Growth of Emerging Markets

Author: Margaret Keefer

Published:

2013 might just be the year emerging markets have been anticipating. Throughout the past year, investors have been pouring money into emerging markets in developing countries. There are other factors that point to success for emerging markets, but are they enough to boost the small businesses to profits and prosperity?

Besides investment, there are viable reasons that support the prediction of success for emerging markets. One piece of evidence is that 86% of the world’s population lives in non-industrialized nations. These nations account for over half of the world’s collective gross domestic product. As the population in these areas continues to expand, so do the prospects for their markets which are also increasing technologically. Populations in these developing countries are expanding faster than in industrial countries, and productivity is expanding right along with the population.

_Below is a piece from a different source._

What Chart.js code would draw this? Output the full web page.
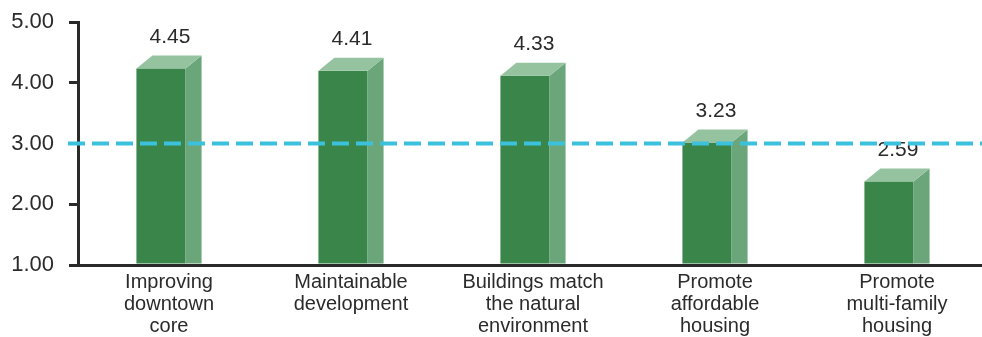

The top emerging markets predicted for 2017 are in China. The estimated GDP growth for China is 45.9% from 2013. China, along with its emerging market competitors such as South Korea and Thailand, has impressive currency reserves. This is an advantage because these reserves can be used in certain crisis situations. Another advantage for emerging markets is the generally low debt in developing countries.

All of these factors are in favor of emerging markets in 2013, particularly in developing countries. Do you think these will add up to success for these small businesses in the upcoming year, or should the investors close their wallets?